Alone and afraid, I decide to take today to lay in my bed and allow myself room to feel. Room to cry and wail. Finally enough time to let the emotional torrent of memories and thoughts will flow down as I’ve been pushing them out of my mind to try to ignore them for as long as possible.
Today I feel the overwhelming pain of this coming week.
February 14 meant so much to me for two years. It was our anniversary. I will post more on this later.. for now, this is as far as I will mention it.
Recently I have taken steps back in my recovery. And that’s okay. There’s no manual on how to recuperate properly for all your emotions, bodily pains, and mental troubles. Walking has hurt so badly I was at the hospital for a bit being checked. They sent me home with inconclusive results and a stronger painkiller.

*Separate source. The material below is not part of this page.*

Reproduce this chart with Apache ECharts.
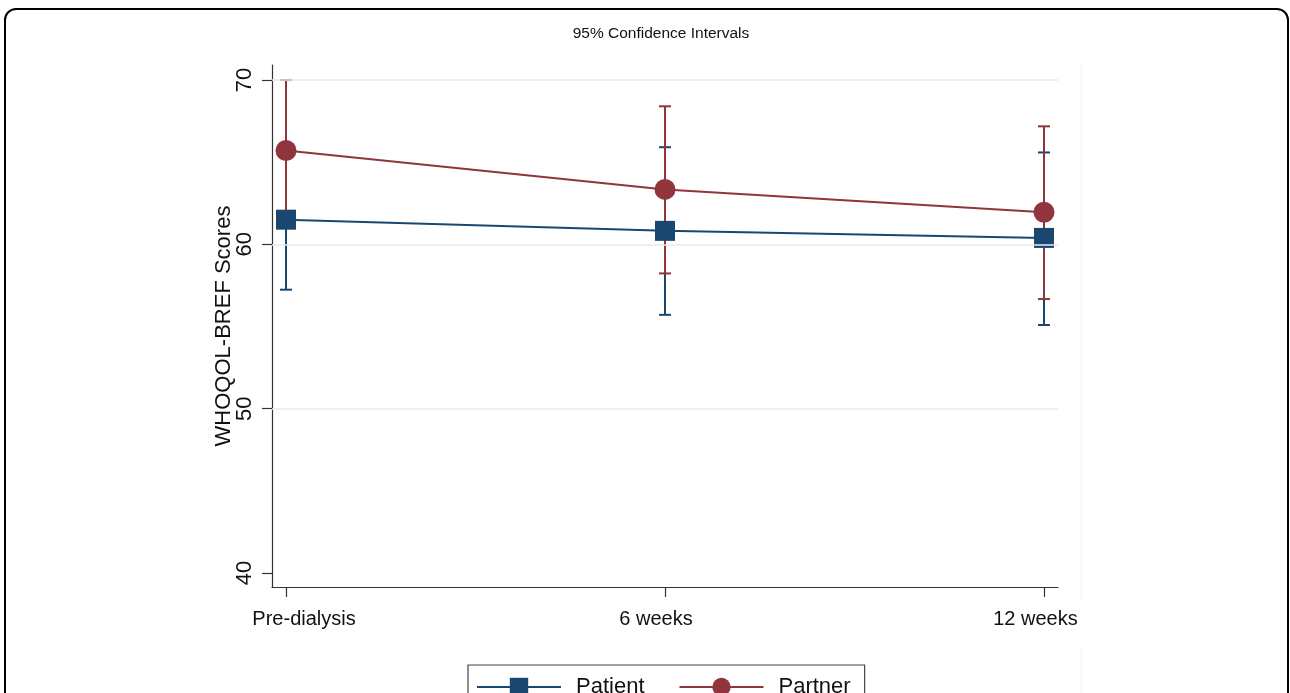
<!DOCTYPE html>
<html>
<head>
<meta charset="utf-8">
<script src="https://cdn.jsdelivr.net/npm/echarts@6/dist/echarts.min.js"></script>
<style>
html,body{margin:0;padding:0;background:#fff;}
#chart{width:1290px;height:693px;}
</style>
</head>
<body>
<div id="chart"></div>
<script>
// ---- data ----
const categories = ['Pre-dialysis', '6 weeks', '12 weeks'];
const patientMean = [61.5, 60.82, 60.39];
const patientLow  = [57.24, 55.71, 55.09];
const patientHigh = [65.76, 65.91, 65.59];
const partnerMean = [65.71, 63.34, 61.95];
const partnerLow  = [61.42, 58.23, 56.67];
const partnerHigh = [70.0, 68.40, 67.18];
const yTicks = [40, 50, 60, 70];
const xTicks = [0, 1, 2];

const navy = '#1a476f';
const maroon = '#90353b';
const FONT = 'Liberation Sans, Arial, sans-serif';

const chart = echarts.init(document.getElementById('chart'));

function errData(low, high) {
  return categories.map((c, i) => [i, low[i], high[i]]);
}
function errRender(color) {
  return function (params, api) {
    const x = api.value(0);
    const lo = api.coord([x, api.value(1)]);
    const hi = api.coord([x, api.value(2)]);
    const hw = 6;
    const st = { stroke: color, lineWidth: 2 };
    return {
      type: 'group',
      children: [
        { type: 'line', shape: { x1: lo[0], y1: lo[1], x2: hi[0], y2: hi[1] }, style: st },
        { type: 'line', shape: { x1: lo[0] - hw, y1: lo[1], x2: lo[0] + hw, y2: lo[1] }, style: st },
        { type: 'line', shape: { x1: hi[0] - hw, y1: hi[1], x2: hi[0] + hw, y2: hi[1] }, style: st }
      ]
    };
  };
}

const labelStyles = ['a', 'b', 'c'];

const option = {
  animation: false,
  backgroundColor: '#fff',
  textStyle: { fontFamily: FONT },
  grid: { left: 272, right: 232, top: 65, bottom: 106, containLabel: false },
  xAxis: {
    type: 'value',
    min: -0.037, max: 2.037,
    axisLine: { show: true, onZero: false, lineStyle: { color: '#333', width: 1.2 } },
    axisTick: { show: true, customValues: xTicks, length: 10, lineStyle: { color: '#333', width: 1.2 } },
    axisLabel: {
      customValues: xTicks, fontSize: 20, color: '#111', margin: 22, fontFamily: FONT,
      formatter: v => { const i = Math.round(v); return '{' + labelStyles[i] + '|' + categories[i] + '}'; },
      rich: {
        a: { fontSize: 20, color: '#111', fontFamily: FONT, padding: [0, 0, 0, 36] },
        b: { fontSize: 20, color: '#111', fontFamily: FONT, padding: [0, 18, 0, 0] },
        c: { fontSize: 20, color: '#111', fontFamily: FONT, padding: [0, 17, 0, 0] }
      }
    },
    splitLine: { show: false }
  },
  yAxis: {
    type: 'value',
    min: 39.148, max: 70.913,
    name: 'WHOQOL-BREF Scores', nameLocation: 'middle', nameRotate: 90, nameGap: 37,
    nameMoveOverlap: false,
    nameTextStyle: { fontSize: 22, color: '#111', fontFamily: FONT },
    axisLine: { show: true, onZero: false, lineStyle: { color: '#333', width: 1.2 } },
    axisTick: { show: true, customValues: yTicks, length: 10, lineStyle: { color: '#333', width: 1.2 } },
    axisLabel: { customValues: yTicks, rotate: 90, fontSize: 22, color: '#111', margin: 16, fontFamily: FONT },
    splitLine: { show: false }
  },
  legend: {
    left: 468, top: 665,
    orient: 'horizontal',
    data: ['Patient', 'Partner'],
    itemWidth: 84, itemHeight: 23, itemGap: 34,
    padding: [11, 14, 11, 8],
    borderColor: '#444', borderWidth: 1.2, borderRadius: 0,
    textStyle: { fontSize: 22, color: '#111', fontFamily: FONT, padding: [0, 0, 0, 10] }
  },
  graphic: [
    { type: 'rect', shape: { x: 5, y: 9, width: 1283, height: 720, r: 11 },
      style: { fill: 'none', stroke: '#000', lineWidth: 2 }, z: 100 },
    { type: 'line', shape: { x1: 1081, y1: 63, x2: 1081, y2: 600 }, style: { stroke: '#f1f1f1', lineWidth: 1 }, z: -1 },
    { type: 'line', shape: { x1: 1081, y1: 648, x2: 1081, y2: 693 }, style: { stroke: '#f1f1f1', lineWidth: 1 }, z: -1 },
    { type: 'text', x: 661, y: 34,
      style: { text: '95% Confidence Intervals', font: '15.5px ' + FONT, fill: '#111', textAlign: 'center', textVerticalAlign: 'middle' } }
  ],
  series: [
    {
      name: 'grid', type: 'line', data: [], silent: true, z: 0,
      markLine: {
        silent: true, symbol: 'none', label: { show: false },
        lineStyle: { color: '#e2ecf0', width: 1.5, type: 'solid' },
        data: [{ yAxis: 50 }, { yAxis: 60 }, { yAxis: 70 }]
      }
    },
    { name: 'patientErr', type: 'custom', renderItem: errRender(navy), data: errData(patientLow, patientHigh), z: 1, silent: true },
    { name: 'partnerErr', type: 'custom', renderItem: errRender(maroon), data: errData(partnerLow, partnerHigh), z: 2, silent: true },
    {
      name: 'Patient', type: 'line', z: 3,
      data: patientMean.map((v, i) => [i, v]),
      symbol: 'rect', symbolSize: 20,
      lineStyle: { color: navy, width: 2 },
      itemStyle: { color: navy }
    },
    {
      name: 'Partner', type: 'line', z: 4,
      data: partnerMean.map((v, i) => [i, v]),
      symbol: 'circle', symbolSize: 21,
      lineStyle: { color: maroon, width: 2 },
      itemStyle: { color: maroon }
    }
  ]
};
chart.setOption(option);
</script>
</body>
</html>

Today I will lay in my bed and listen to the rain. I have storm sickness so I will cry and scream, I will suffer boldly. Because I haven’t been letting myself express my internal turmoil for fear it would hurt Yahuah. But Yahuah wants me emotionally healthy too .. and today I will take those steps back and be comfortable in my pains as best I can. I will try to express them and find my will to survive again.
Today I will cry. I will pray that Yahusha holds me and comforts me. I will stay alone in my darkened recovery room and I will sob my heart out. It is all that I can do but I am grateful to be doing something.